Aim: Return exactly, please, the lines that run from the line with "What Plotly code" to the line with "g_level = 1.0", ends included, and omit all pictures.

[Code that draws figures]
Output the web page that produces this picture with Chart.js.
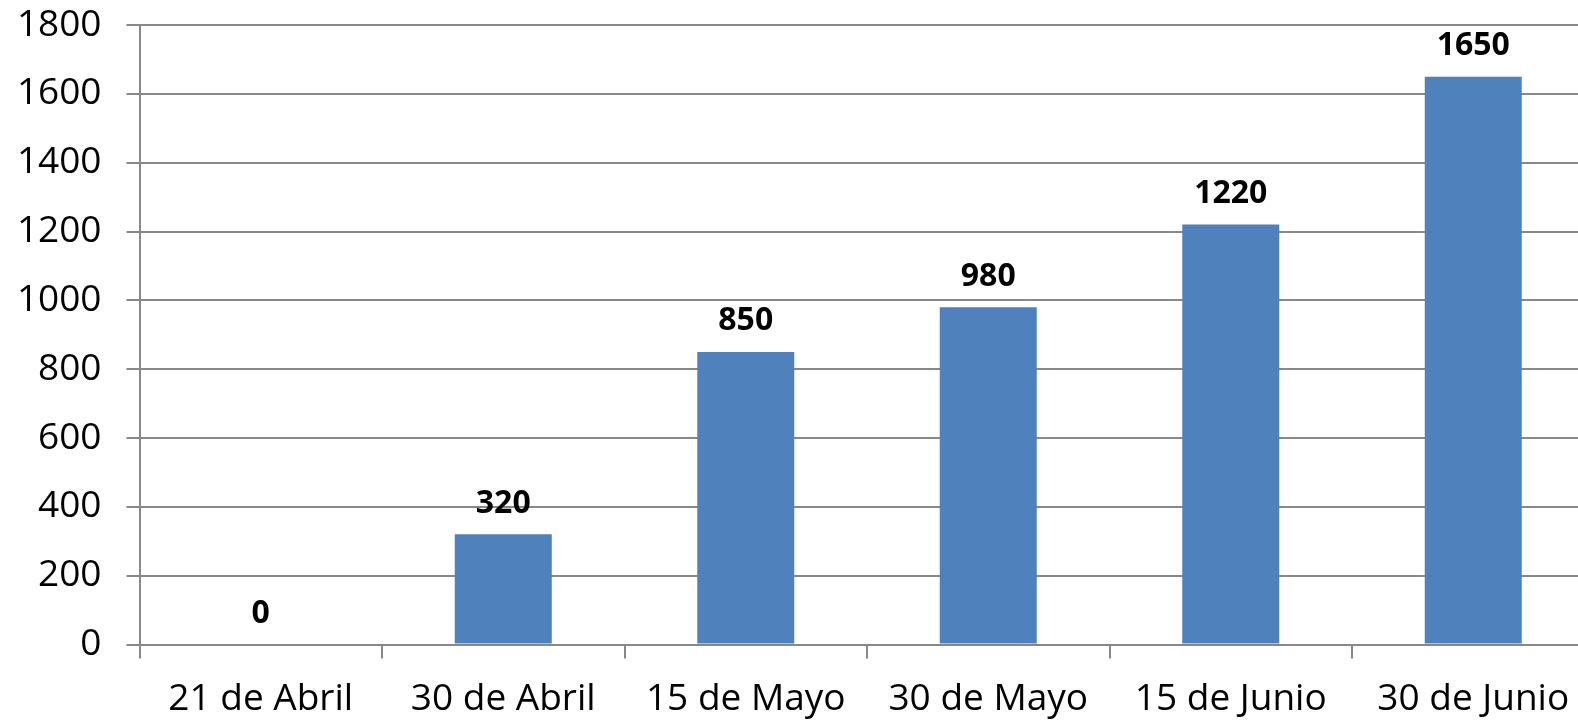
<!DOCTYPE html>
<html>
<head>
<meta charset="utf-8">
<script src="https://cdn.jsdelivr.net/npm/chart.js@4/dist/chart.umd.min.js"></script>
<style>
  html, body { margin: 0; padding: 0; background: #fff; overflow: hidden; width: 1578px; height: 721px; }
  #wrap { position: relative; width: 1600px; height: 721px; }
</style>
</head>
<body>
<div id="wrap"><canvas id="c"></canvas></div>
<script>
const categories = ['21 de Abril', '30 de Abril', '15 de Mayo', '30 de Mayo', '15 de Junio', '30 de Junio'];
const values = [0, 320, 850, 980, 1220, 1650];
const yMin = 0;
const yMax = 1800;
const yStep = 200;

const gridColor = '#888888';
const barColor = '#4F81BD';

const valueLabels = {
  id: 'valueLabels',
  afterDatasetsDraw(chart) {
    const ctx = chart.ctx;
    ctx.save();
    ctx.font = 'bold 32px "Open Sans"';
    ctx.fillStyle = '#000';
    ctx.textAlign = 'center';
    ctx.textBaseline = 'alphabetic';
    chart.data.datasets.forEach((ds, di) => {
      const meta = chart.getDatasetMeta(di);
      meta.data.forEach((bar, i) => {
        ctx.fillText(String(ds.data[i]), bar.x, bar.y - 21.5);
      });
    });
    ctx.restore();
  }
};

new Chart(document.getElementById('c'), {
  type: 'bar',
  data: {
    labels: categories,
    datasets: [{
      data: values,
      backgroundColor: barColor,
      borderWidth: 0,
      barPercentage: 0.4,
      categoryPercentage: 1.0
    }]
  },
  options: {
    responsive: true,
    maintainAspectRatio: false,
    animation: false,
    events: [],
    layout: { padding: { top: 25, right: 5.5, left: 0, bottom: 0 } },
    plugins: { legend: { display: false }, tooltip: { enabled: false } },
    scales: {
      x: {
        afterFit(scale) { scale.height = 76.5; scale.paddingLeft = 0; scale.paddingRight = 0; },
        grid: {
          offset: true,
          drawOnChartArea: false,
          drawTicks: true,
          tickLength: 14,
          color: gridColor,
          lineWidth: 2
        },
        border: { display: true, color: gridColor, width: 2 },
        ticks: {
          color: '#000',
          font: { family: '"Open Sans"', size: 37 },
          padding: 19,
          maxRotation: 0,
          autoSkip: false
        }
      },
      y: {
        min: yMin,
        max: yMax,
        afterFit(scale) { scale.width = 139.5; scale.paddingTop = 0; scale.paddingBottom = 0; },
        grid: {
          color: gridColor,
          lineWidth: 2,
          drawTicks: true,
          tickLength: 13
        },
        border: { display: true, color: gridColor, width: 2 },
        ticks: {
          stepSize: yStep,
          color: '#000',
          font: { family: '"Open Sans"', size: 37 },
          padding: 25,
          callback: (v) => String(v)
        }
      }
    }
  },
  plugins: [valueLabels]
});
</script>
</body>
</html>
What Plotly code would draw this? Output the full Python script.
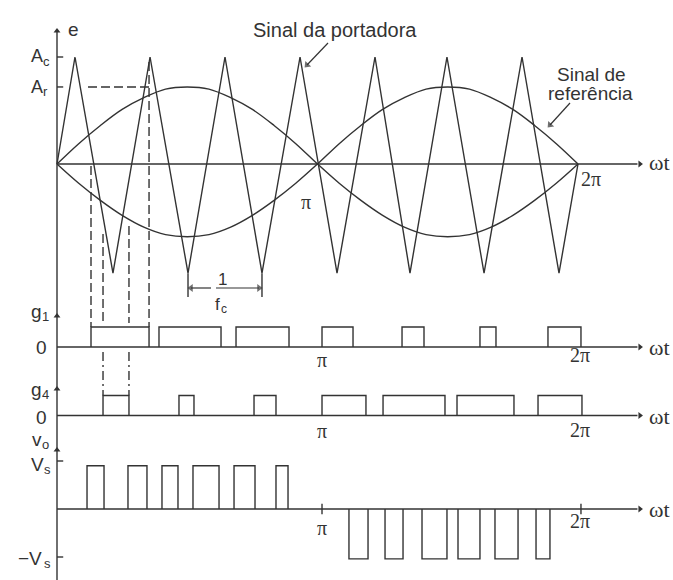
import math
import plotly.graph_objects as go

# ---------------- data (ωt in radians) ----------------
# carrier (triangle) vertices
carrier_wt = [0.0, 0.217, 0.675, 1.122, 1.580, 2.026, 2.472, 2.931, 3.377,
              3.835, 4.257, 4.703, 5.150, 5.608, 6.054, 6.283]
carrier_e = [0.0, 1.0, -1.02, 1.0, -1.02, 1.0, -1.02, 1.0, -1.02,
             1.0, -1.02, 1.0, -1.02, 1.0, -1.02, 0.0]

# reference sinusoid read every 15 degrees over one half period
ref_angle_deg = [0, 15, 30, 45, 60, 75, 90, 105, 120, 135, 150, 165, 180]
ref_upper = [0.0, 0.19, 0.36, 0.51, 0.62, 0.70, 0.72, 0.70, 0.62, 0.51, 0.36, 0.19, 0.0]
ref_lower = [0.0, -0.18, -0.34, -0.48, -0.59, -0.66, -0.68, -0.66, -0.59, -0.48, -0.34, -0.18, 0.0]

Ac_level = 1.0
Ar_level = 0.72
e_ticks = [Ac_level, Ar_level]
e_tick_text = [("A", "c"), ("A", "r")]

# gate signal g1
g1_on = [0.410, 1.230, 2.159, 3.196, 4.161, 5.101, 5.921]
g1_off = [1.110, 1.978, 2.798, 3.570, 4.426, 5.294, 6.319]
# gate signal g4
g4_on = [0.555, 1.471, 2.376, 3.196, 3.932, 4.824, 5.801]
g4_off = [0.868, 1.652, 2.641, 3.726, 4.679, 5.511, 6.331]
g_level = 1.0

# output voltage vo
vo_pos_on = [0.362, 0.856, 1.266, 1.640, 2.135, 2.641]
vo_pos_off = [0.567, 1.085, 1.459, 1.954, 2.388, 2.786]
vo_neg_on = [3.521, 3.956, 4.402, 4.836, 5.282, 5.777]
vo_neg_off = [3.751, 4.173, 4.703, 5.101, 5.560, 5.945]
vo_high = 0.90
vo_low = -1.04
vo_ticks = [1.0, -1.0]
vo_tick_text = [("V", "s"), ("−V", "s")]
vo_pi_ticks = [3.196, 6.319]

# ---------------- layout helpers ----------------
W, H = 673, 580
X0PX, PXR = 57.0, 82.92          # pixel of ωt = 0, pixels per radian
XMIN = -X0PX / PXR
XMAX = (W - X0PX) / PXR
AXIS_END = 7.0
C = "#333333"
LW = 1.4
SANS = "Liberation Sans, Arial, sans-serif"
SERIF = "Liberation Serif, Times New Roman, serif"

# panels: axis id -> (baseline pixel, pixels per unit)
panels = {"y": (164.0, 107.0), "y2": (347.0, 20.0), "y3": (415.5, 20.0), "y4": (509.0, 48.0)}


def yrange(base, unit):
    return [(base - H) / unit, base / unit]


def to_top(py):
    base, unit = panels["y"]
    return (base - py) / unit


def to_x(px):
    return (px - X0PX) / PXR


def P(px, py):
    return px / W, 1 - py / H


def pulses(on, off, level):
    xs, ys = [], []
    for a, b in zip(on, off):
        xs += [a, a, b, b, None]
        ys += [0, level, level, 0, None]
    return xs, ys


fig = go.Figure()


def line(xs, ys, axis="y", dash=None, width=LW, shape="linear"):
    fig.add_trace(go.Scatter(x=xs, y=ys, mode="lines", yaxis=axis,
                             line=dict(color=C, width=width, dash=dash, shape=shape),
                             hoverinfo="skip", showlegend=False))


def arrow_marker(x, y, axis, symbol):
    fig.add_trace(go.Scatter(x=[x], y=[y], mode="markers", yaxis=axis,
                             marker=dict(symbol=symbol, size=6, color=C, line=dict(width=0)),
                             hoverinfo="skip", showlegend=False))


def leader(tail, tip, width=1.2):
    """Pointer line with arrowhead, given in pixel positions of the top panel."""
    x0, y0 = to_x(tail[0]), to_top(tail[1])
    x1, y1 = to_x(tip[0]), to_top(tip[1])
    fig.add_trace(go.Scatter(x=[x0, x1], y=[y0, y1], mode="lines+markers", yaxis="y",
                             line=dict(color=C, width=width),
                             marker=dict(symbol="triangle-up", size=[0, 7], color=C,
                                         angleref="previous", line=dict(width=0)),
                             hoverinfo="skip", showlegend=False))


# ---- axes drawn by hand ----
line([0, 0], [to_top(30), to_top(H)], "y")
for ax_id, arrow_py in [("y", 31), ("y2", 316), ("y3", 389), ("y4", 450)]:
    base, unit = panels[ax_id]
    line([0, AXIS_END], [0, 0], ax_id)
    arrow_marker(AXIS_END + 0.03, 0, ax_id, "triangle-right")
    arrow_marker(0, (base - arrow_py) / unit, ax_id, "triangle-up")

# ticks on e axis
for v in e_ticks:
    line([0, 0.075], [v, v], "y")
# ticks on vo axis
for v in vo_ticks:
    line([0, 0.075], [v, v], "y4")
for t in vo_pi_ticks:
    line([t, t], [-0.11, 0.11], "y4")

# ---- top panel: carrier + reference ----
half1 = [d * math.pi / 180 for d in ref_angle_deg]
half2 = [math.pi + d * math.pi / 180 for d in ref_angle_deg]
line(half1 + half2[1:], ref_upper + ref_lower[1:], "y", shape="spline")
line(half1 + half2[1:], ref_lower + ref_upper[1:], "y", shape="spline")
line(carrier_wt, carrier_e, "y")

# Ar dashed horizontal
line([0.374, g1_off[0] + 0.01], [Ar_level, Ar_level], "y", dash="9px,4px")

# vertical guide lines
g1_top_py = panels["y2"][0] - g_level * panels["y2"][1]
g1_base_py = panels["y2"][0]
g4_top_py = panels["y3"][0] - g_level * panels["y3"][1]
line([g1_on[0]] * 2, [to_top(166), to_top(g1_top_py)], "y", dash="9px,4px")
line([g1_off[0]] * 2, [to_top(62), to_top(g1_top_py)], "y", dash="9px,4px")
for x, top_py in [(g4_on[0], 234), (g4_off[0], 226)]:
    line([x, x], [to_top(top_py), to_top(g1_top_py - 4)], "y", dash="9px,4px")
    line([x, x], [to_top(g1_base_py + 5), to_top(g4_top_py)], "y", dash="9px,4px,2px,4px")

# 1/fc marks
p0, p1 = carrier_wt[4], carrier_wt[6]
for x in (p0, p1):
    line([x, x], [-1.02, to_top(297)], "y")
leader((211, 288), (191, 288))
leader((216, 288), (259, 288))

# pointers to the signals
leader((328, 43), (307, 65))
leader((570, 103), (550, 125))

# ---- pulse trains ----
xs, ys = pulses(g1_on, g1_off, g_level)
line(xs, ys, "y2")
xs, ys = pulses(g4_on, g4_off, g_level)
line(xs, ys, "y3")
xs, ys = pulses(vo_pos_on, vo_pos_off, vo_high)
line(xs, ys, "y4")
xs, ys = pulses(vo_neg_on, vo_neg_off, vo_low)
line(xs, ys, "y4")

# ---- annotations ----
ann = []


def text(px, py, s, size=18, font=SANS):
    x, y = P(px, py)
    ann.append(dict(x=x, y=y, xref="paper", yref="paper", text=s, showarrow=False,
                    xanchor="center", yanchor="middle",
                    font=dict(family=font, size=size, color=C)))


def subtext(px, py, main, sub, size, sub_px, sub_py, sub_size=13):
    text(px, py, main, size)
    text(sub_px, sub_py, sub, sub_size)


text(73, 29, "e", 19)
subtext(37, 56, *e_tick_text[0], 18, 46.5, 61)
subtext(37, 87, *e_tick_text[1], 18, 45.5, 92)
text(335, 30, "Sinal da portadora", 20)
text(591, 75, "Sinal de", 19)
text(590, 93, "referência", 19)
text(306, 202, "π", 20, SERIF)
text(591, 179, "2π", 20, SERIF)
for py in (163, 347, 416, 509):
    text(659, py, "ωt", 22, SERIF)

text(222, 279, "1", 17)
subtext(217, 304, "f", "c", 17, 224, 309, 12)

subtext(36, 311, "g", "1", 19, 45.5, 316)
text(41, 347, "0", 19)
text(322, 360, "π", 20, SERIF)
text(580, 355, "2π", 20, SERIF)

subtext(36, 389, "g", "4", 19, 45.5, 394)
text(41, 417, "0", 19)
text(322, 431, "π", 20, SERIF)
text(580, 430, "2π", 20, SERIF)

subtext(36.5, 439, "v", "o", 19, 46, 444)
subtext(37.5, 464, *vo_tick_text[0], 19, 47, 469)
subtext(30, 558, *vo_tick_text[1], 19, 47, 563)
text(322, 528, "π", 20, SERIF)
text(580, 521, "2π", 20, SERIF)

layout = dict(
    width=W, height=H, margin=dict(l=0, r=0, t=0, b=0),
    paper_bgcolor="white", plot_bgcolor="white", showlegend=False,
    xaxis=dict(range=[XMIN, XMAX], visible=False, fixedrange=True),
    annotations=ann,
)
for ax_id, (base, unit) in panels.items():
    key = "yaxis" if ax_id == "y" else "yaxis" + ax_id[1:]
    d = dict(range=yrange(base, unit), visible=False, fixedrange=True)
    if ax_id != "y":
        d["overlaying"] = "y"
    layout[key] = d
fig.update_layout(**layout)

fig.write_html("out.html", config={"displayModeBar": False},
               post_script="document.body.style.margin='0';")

Exercise answer:
What Plotly code would draw this? Output the full Python script.
import math
import plotly.graph_objects as go

# ---------------- data (ωt in radians) ----------------
# carrier (triangle) vertices
carrier_wt = [0.0, 0.217, 0.675, 1.122, 1.580, 2.026, 2.472, 2.931, 3.377,
              3.835, 4.257, 4.703, 5.150, 5.608, 6.054, 6.283]
carrier_e = [0.0, 1.0, -1.02, 1.0, -1.02, 1.0, -1.02, 1.0, -1.02,
             1.0, -1.02, 1.0, -1.02, 1.0, -1.02, 0.0]

# reference sinusoid read every 15 degrees over one half period
ref_angle_deg = [0, 15, 30, 45, 60, 75, 90, 105, 120, 135, 150, 165, 180]
ref_upper = [0.0, 0.19, 0.36, 0.51, 0.62, 0.70, 0.72, 0.70, 0.62, 0.51, 0.36, 0.19, 0.0]
ref_lower = [0.0, -0.18, -0.34, -0.48, -0.59, -0.66, -0.68, -0.66, -0.59, -0.48, -0.34, -0.18, 0.0]

Ac_level = 1.0
Ar_level = 0.72
e_ticks = [Ac_level, Ar_level]
e_tick_text = [("A", "c"), ("A", "r")]

# gate signal g1
g1_on = [0.410, 1.230, 2.159, 3.196, 4.161, 5.101, 5.921]
g1_off = [1.110, 1.978, 2.798, 3.570, 4.426, 5.294, 6.319]
# gate signal g4
g4_on = [0.555, 1.471, 2.376, 3.196, 3.932, 4.824, 5.801]
g4_off = [0.868, 1.652, 2.641, 3.726, 4.679, 5.511, 6.331]
g_level = 1.0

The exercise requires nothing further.